L’angolo di Michele Anselmi
Altro che lo svanito, rallentato, Santa Claus incarnato da Diego Abatantuono in “10 giorni con Babbo Natale” di Alessandro Genovesi. Su Sky, tra le strenne sotto l’albero, c’è “Fatman”, il film dei fratelli Ian ed Eshom Nelms costruito addosso a un Babbo Natale in declino, anche pessimista sulle sorti del genere umano, ma con la faccia sempre grintosa di Mel Gibson. Si fa chiamare Chris Cringle, abita con la moglie nera Ruth in una fattoria, da qualche parte su in Canada, a un passo da un paesino tra le nevi dove tutti gli vogliono bene e lui continua a mandare avanti la sua “fabbrica” di giocattoli gestita con un piccolo esercito di gnomi. Tutto sommato ci sta.
Sebbene in tanti lo detestino, accusandolo di essere un fondamentalista cristiano o qualcosa del genere, continuo a pensare che Mel Gibson sia un ottimo attore e un bravo regista. Certo, Hollywood ormai lo tratta come uno da cui stare alla larga, sicché eccolo in questo bizzarro e poco costoso film per adolescenti, con barbone d’ordinanza, camicia di flanella a scacchi, scarponi da neve e giaccone da “farmer”. All’inizio lo vediamo esercitarsi con la sua Colt 45 automatica su delle lattine messe sulla staccionata, per tenersi in forma con la mira. Del resto la vita di Santa Claus s’è fatta dura: gli sparano quando passa di notte con la slitta (torna a casa con un buco nel fianco), i bambini si sono fatti cattivi e non meritano regali, l’azienda è in crisi, difficile pagare le bollette, c’è il rischio di chiudere il Natale. Sicché, obtorto collo, il “ciccione” firma un contratto con la Difesa per diversificare la produzione in attesa di tempi migliori.
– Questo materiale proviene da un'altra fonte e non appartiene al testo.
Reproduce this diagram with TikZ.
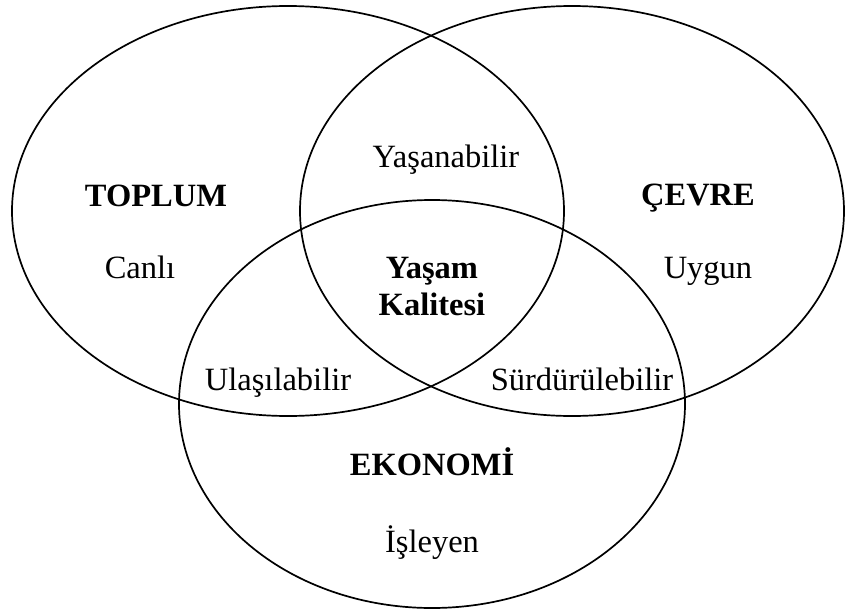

Non bastasse c’è un killer feroce, maniaco e implacabile, interpretato dal Walton Goggins di “Justified”, che lo cerca per ucciderlo su mandato di un ragazzino molto arrabbiato, abituato a primeggiare in tutto senza meritarlo: Billy Wenon ha ricevuto un pezzo di carbone al posto del dono richiesto e adesso vuole, letteralmente, la testa di Babbo Natale.
“Forse è tempo di appendere la giubba rossa al chiodo” sospira alla moglie paziente, che sbaglia pure le misure della coperta fatta all’uncinetto, il vecchio e moralista Santa Claus, anche se non dovete pensare al costume classico e iconografico (la giacca è di pelle lisa con dentro il pelo). Poi c’è l’alcol che non aiuta: “fatman” sbevazza, per lenire i problemi di bollette e d’identità.
Ho la sensazione che il film, a suo modo un “Racconto di Natale”, si rivolga ai più grandicelli, anche perché una certa crudeltà attraversa la caccia all’uomo, anzi al simbolo, tra esecuzioni, sparatorie, sangue in quantità, lame affilate, occhi bucati. Tuttavia, una volta accettato il tono vagamente iconoclasta, un po’ da “graphic novel”, si arriva volentieri al finale, s’intende scombinato come tutto il film, ma riscaldato da un messaggio di speranza, di pietà, di possibile ricostruzione della Leggenda.